-------- Data for processing --------

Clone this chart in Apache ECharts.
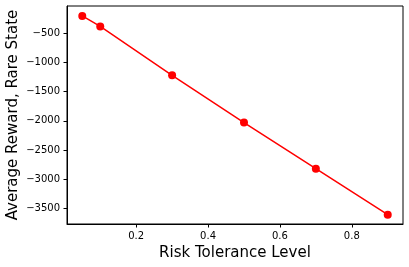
<!DOCTYPE html>
<html>
<head>
<meta charset="utf-8">
<script src="https://cdn.jsdelivr.net/npm/echarts@6/dist/echarts.min.js"></script>
<style>html,body{margin:0;padding:0;background:#fff}#c{width:409px;height:267px}</style>
</head>
<body>
<div id="c"></div>
<script>
const riskLevels = [0.05, 0.1, 0.3, 0.5, 0.7, 0.9];
const avgReward = [-200, -380, -1220, -2030, -2820, -3610];
const xTitle = 'Risk Tolerance Level';
const yTitle = 'Average Reward, Rare State';

const chart = echarts.init(document.getElementById('c'), null, {renderer: 'canvas'});
const font = 'DejaVu Sans';
chart.setOption({
  animation: false,
  grid: {left: 67, right: 6, top: 6, bottom: 43, containLabel: false, outerBoundsMode: 'none',
    show: true, borderColor: '#000', borderWidth: 1, backgroundColor: 'transparent'},
  xAxis: {
    type: 'value', min: 0.0075, max: 0.9425, splitNumber: 5,
    name: xTitle, nameLocation: 'middle', nameGap: 22, nameMoveOverlap: false,
    nameTextStyle: {fontFamily: font, fontSize: 15, color: '#000'},
    axisLine: {show: true, lineStyle: {color: '#000', width: 1}},
    axisTick: {show: true, length: 3.5, lineStyle: {color: '#000'}},
    axisLabel: {fontFamily: font, fontSize: 10, color: '#000', margin: 7, showMinLabel: false, showMaxLabel: false,
      formatter: v => v.toFixed(1)},
    splitLine: {show: false}
  },
  yAxis: {
    type: 'value', min: -3770, max: -30, splitNumber: 8,
    name: yTitle, nameLocation: 'middle', nameGap: 46, nameRotate: 90, nameMoveOverlap: false,
    nameTextStyle: {fontFamily: font, fontSize: 15, color: '#000'},
    axisLine: {show: true, lineStyle: {color: '#000', width: 1}},
    axisTick: {show: true, length: 3.5, lineStyle: {color: '#000'}},
    axisLabel: {fontFamily: font, fontSize: 10, color: '#000', margin: 7, showMinLabel: false, showMaxLabel: false,
      formatter: v => (v < 0 ? '\u2212' + Math.abs(v) : String(v))},
    splitLine: {show: false}
  },
  series: [{
    type: 'line',
    data: riskLevels.map((x, i) => [x, avgReward[i]]),
    symbol: 'circle', symbolSize: 8,
    lineStyle: {color: '#ff0000', width: 1.5},
    itemStyle: {color: '#ff0000'}
  }]
});
</script>
</body>
</html>
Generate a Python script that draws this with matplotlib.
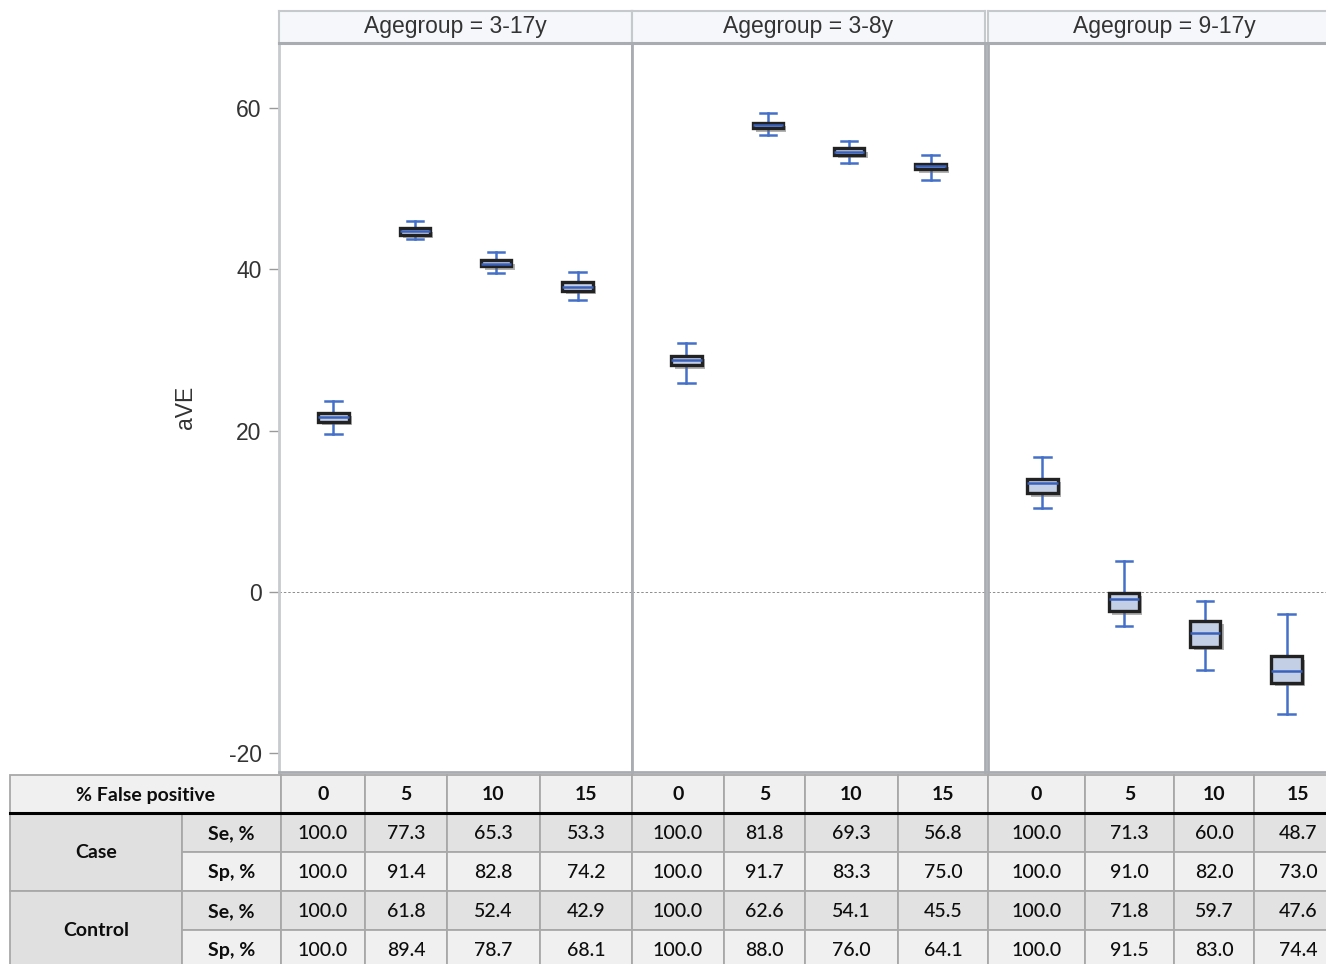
import matplotlib
matplotlib.use('Agg')
import matplotlib.pyplot as plt
import matplotlib.patheffects as pe
from matplotlib.patches import Rectangle

# --- data ---
age_groups = ['3-17y', '3-8y', '9-17y']
false_pos = ['0', '5', '10', '15']

whis_lo = [[19.6, 43.7, 39.5, 36.2], [25.9, 56.6, 53.2, 51.1], [10.4, -4.3, -9.65, -15.1]]
q1 = [[21.1, 44.3, 40.4, 37.3], [28.1, 57.5, 54.2, 52.4], [12.2, -2.4, -6.8, -11.3]]
med = [[21.7, 44.7, 40.7, 37.85], [28.7, 57.85, 54.6, 52.75], [13.45, -0.9, -5.1, -9.8]]
q3 = [[22.2, 45.1, 41.1, 38.4], [29.3, 58.2, 55.0, 53.1], [14.0, -0.1, -3.6, -8.0]]
whis_hi = [[23.7, 46.0, 42.1, 39.7], [30.8, 59.4, 55.9, 54.2], [16.7, 3.8, -1.2, -2.7]]

case_se = [[100.0, 77.3, 65.3, 53.3], [100.0, 81.8, 69.3, 56.8], [100.0, 71.3, 60.0, 48.7]]
case_sp = [[100.0, 91.4, 82.8, 74.2], [100.0, 91.7, 83.3, 75.0], [100.0, 91.0, 82.0, 73.0]]
ctrl_se = [[100.0, 61.8, 52.4, 42.9], [100.0, 62.6, 54.1, 45.5], [100.0, 71.8, 59.7, 47.6]]
ctrl_sp = [[100.0, 89.4, 78.7, 68.1], [100.0, 88.0, 76.0, 64.1], [100.0, 91.5, 83.0, 74.4]]

W, H = 1326, 964
plt.rcParams['font.family'] = ['Liberation Sans', 'DejaVu Sans']
plt.rcParams['axes.unicode_minus'] = False
fig = plt.figure(figsize=(W / 100, H / 100), dpi=100)

def fx(px):
    return px / W

def fy(py):
    return 1 - py / H

panel_x = [279, 632, 988]
panel_w = 353
plot_top, plot_bot = 43, 772
strip_top = 11

txt_col = '#333333'
spine_col = '#a9adb1'

for i, grp in enumerate(age_groups):
    ax = fig.add_axes([fx(panel_x[i]), fy(plot_bot), panel_w / W, (plot_bot - plot_top) / H])
    stats = []
    for j in range(len(false_pos)):
        stats.append(dict(whislo=whis_lo[i][j], q1=q1[i][j], med=med[i][j],
                          q3=q3[i][j], whishi=whis_hi[i][j], fliers=[]))
    bp = ax.bxp(stats, positions=range(len(false_pos)), widths=0.37, capwidths=0.2,
                patch_artist=True, showfliers=False,
                boxprops=dict(facecolor='#c3cfe4', edgecolor='#222222', linewidth=2.4),
                medianprops=dict(color='#3a62bd', linewidth=1.8),
                whiskerprops=dict(color='#4470c8', linewidth=1.8),
                capprops=dict(color='#4470c8', linewidth=1.8))
    for b in bp['boxes']:
        b.set_path_effects([pe.SimplePatchShadow(offset=(2.5, -2.5), shadow_rgbFace='#666666', alpha=0.5),
                            pe.Normal()])
        b.set_zorder(3)
    for m in bp['medians']:
        m.set_zorder(4)
    ax.axhline(0, color='#8c8c8c', lw=0.7, ls=(0, (2.5, 2)), zorder=1)
    ax.set_xlim(-0.67, 3.67)
    ax.set_ylim(-22.35, 68.06)
    ax.set_xticks([])
    ax.set_yticks([-20, 0, 20, 40, 60])
    for s in ['left', 'right', 'bottom']:
        ax.spines[s].set_color(spine_col)
        ax.spines[s].set_linewidth(2.0)
    ax.spines['top'].set_visible(False)
    if i == 0:
        ax.spines['left'].set_color('#c8cbce')
        ax.tick_params(axis='y', length=7.5, width=1, color='#9a9a9a', labelsize=16.5,
                       labelcolor=txt_col, pad=5)
        ax.set_ylabel('aVE', fontsize=16.5, color=txt_col)
        ax.yaxis.set_label_coords((197 - 279) / panel_w, 0.5)
    else:
        ax.tick_params(axis='y', left=False, labelleft=False)

    # strip header
    sax = fig.add_axes([fx(panel_x[i]), fy(plot_top), panel_w / W, (plot_top - strip_top) / H])
    sax.set_facecolor('#f5f7fb')
    sax.set_xticks([])
    sax.set_yticks([])
    for s in sax.spines.values():
        s.set_color('#c6c9cc')
        s.set_linewidth(1.5)
    sax.spines['bottom'].set_color(spine_col)
    sax.spines['bottom'].set_linewidth(2.2)
    sax.text(0.5, 0.5, 'Agegroup = ' + grp, ha='center', va='center', fontsize=16.5,
             color=txt_col, transform=sax.transAxes)

# --- table below the panels ---
tab = fig.add_axes([0, 0, 1, 1], zorder=-1)
tab.set_xlim(0, W)
tab.set_ylim(H, 0)
tab.axis('off')

col_edges = [281, 365, 447, 540, 632, 724, 805, 898, 988, 1085, 1174, 1254, 1342]
row_edges = [775, 813, 852, 891, 930, 969]
lab_edges = [10, 182, 281]
grid_col = '#a8a8a8'
light_bg = '#f0f0f0'
dark_bg = '#e2e2e2'
tfont = dict(family=['Lato', 'DejaVu Sans'], fontsize=14, color='#0d0d0d')

def cell(x0, x1, y0, y1, bg, text, bold=False):
    tab.add_patch(Rectangle((x0, y0), x1 - x0, y1 - y0, facecolor=bg, edgecolor=grid_col, lw=1.3))
    tab.text((x0 + x1) / 2, (y0 + y1) / 2 + 1, text, ha='center', va='center',
             fontweight='bold' if bold else 'medium', **tfont)

# header row
cell(lab_edges[0], lab_edges[2], row_edges[0], row_edges[1], light_bg, '% False positive', bold=True)
for g in range(len(age_groups)):
    for j, fp in enumerate(false_pos):
        k = g * len(false_pos) + j
        cell(col_edges[k], col_edges[k + 1], row_edges[0], row_edges[1], light_bg, fp, bold=True)

rows = [('Case', 'Se, %', case_se), ('Case', 'Sp, %', case_sp),
        ('Control', 'Se, %', ctrl_se), ('Control', 'Sp, %', ctrl_sp)]
for r, (grp_lab, meas, vals) in enumerate(rows):
    y0, y1 = row_edges[r + 1], row_edges[r + 2]
    bg = dark_bg if meas.startswith('Se') else light_bg
    if r % 2 == 0:
        cell(lab_edges[0], lab_edges[1], y0, row_edges[r + 3], '#e0e0e0', grp_lab, bold=True)
    cell(lab_edges[1], lab_edges[2], y0, y1, bg, meas, bold=True)
    for g in range(len(age_groups)):
        for j in range(len(false_pos)):
            k = g * len(false_pos) + j
            cell(col_edges[k], col_edges[k + 1], y0, y1, bg, f'{vals[g][j]:.1f}')

tab.plot([lab_edges[0], col_edges[-1]], [row_edges[1], row_edges[1]], color='black', lw=2.2)

fig.savefig('out.png', dpi=100)
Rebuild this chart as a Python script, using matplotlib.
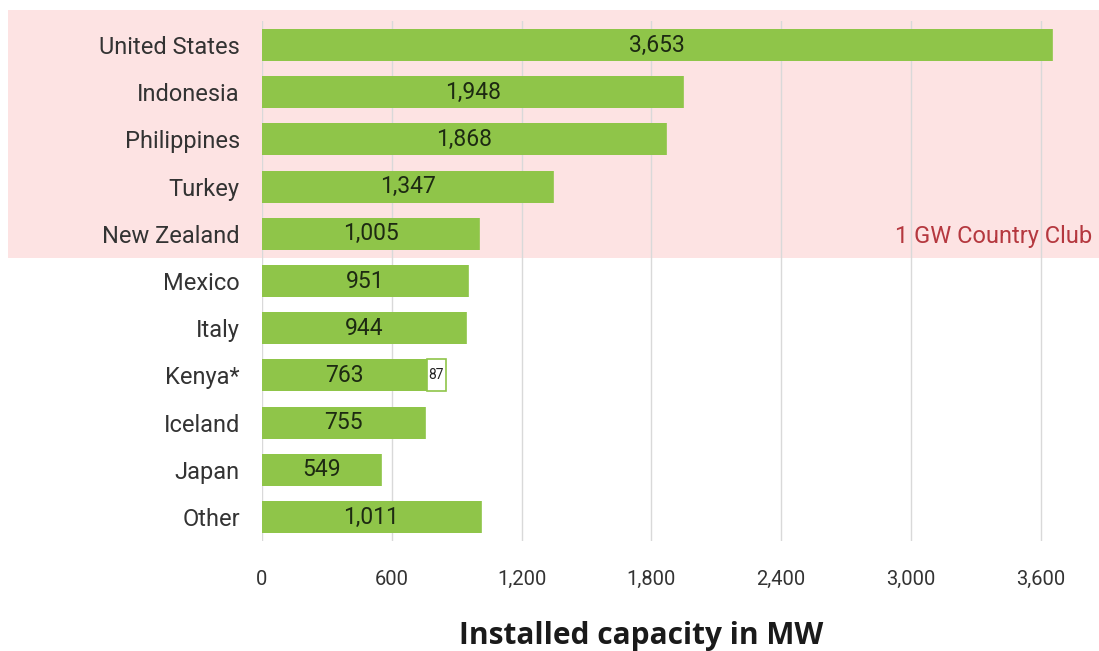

--------

Short exercise
Reproduce only the lines of the records from the start up to and including the line that holds "const yTitle = 'Average Reward, Rare State';"; do not carry over any picture.

Output below
Clone this chart in Apache ECharts.
<!DOCTYPE html>
<html>
<head>
<meta charset="utf-8">
<script src="https://cdn.jsdelivr.net/npm/echarts@6/dist/echarts.min.js"></script>
<style>html,body{margin:0;padding:0;background:#fff}#c{width:409px;height:267px}</style>
</head>
<body>
<div id="c"></div>
<script>
const riskLevels = [0.05, 0.1, 0.3, 0.5, 0.7, 0.9];
const avgReward = [-200, -380, -1220, -2030, -2820, -3610];
const xTitle = 'Risk Tolerance Level';
const yTitle = 'Average Reward, Rare State';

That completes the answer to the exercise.